Readers, let’s be honest for a second. We all hate telemarketers. It’s just a fact. If we could we’d reach through the phone and slap them across their mouths. In a recent survey of Northeastern students, 100 percent of the participants listed telemarketing as one of their top three annoyances. Sure, the only participants were my roommate and me, and I was the one conducting the survey, but it still comes out to 100 percent and numbers don’t lie.
Recently, the telemarketing industry has begun to use a new system of automated telemarketers to reach customers at home. These new robotic telemarketers are cold and methodical and slowly taking control of our phone lines. There are five main reasons to hate these robo-marketers (clever, I know). But in the interest of time and the fact that I have yet to think of the other two reasons, I will list here the top three.
First, despite my hatred for telemarketers, at times I could almost justify their actions by telling myself they did it because they needed to support a family.
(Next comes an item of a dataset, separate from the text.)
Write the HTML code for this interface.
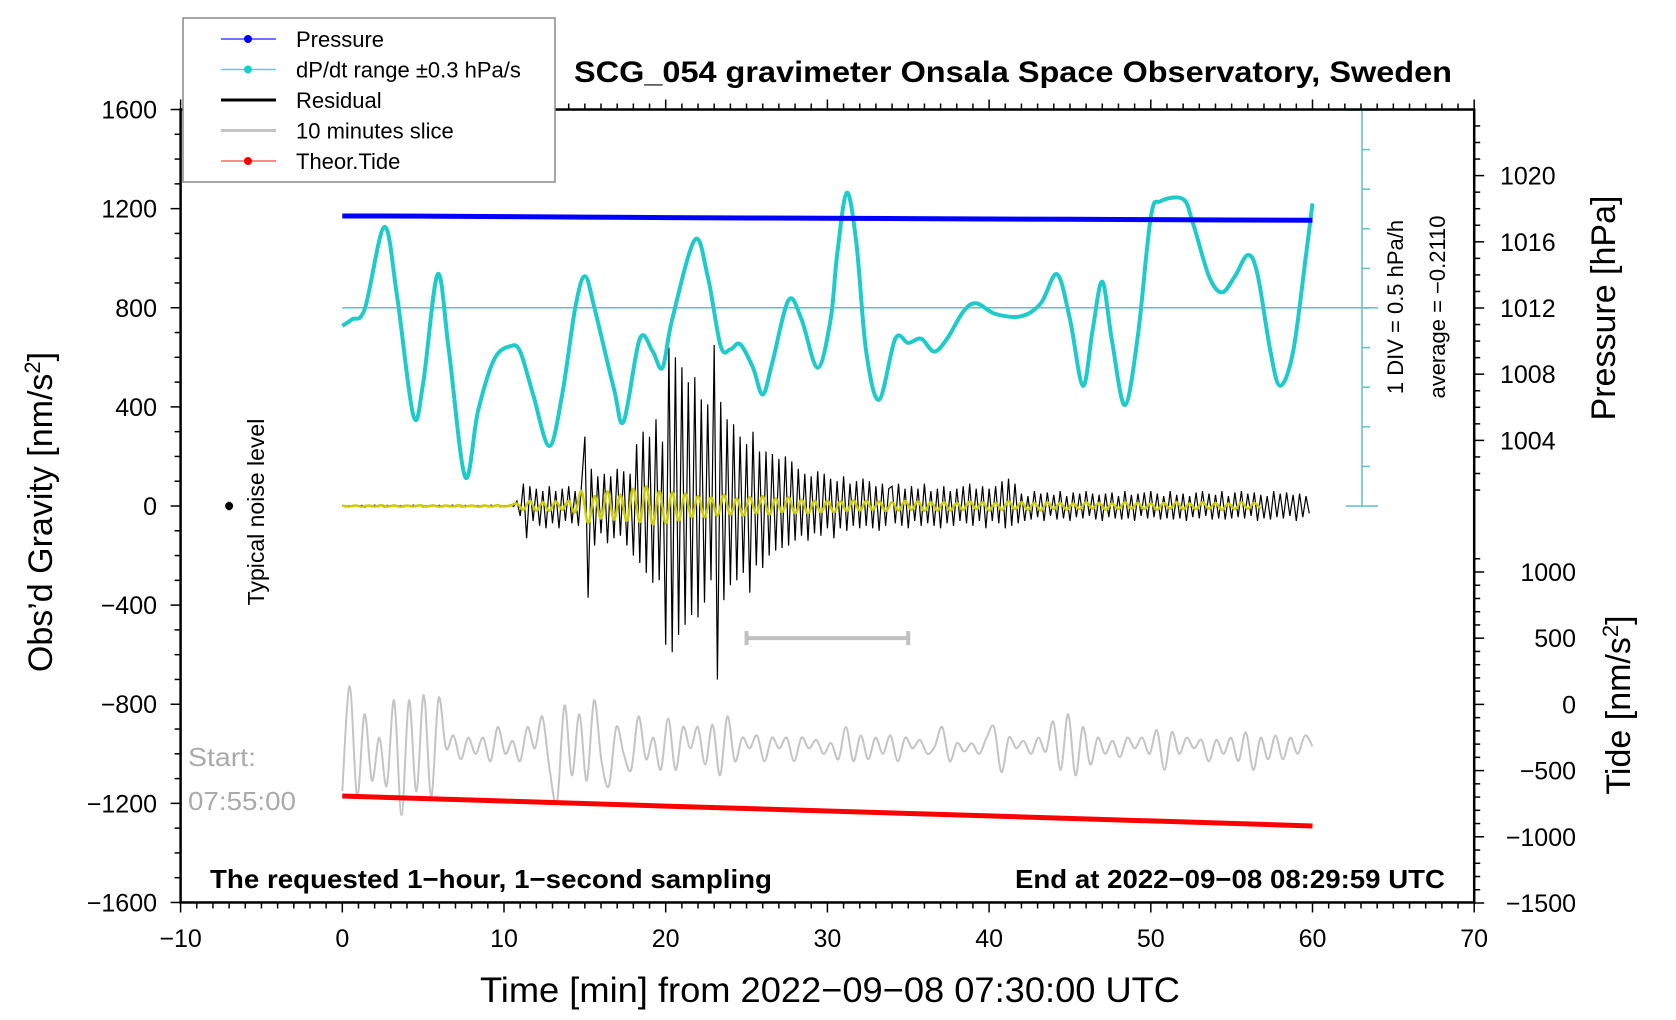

However, with the invention of robotic telemarketers, the one speck of understanding I may have had for the profession is gone. While I’m not a scientist, I’m fairly sure that robots do not need to support families or themselves with money from their job as telemarketers. And if they’re not doing it for the money, then you have to wonder why the companies use robots at all. Is it because they are simple voice-activated machines and have no free will or conscience? Or is it because robotic telemarketers secretly feed off the misery of humans and plan on overthrowing our government as soon as they finish bankrupting us through over the phone pyramid schemes? You don’t need to answer now, just take a minute to let that sink in.
Second, robot telemarketers use a script much like regular telemarketers would, however unlike human telemarketers they cannot be distracted or confused by things we might say or do to them. Calls from human telemarketers can have their own slight entertainment value at times, but with an automated telemarketer, the human factor is removed and you’re just shouting into dead air. Even if you have a serious question or concern about the product being sold, and are generally interested in purchasing something, they must first transfer you to a human telemarketer before your questions can be answered. Robotic telemarketers are wasting your time and energy and you can’t even curse at them to make yourself feel better.
Finally, outsourcing. It’s one thing when domestic jobs go to foreign people in other countries, but robots? Or even worse, foreign robots? I, for one, refuse to live in a world where some smug robot halfway around the world can call me in the middle of dinner and try to sell me boat insurance.
To conclude, I would just like to say this: We have put up with a lot of crap from telemarketers during the years; their tricks and their lies and their lies that are also tricks, and we deserve better. I’m not going to have some glorified answering machine lying to me on the phone. This is America, and if I’m going to be told lies, I deserve to hear them from someone I trust, like a politician, a major corporation or my parents.
– Skylar Shankman is a sophomore photography major.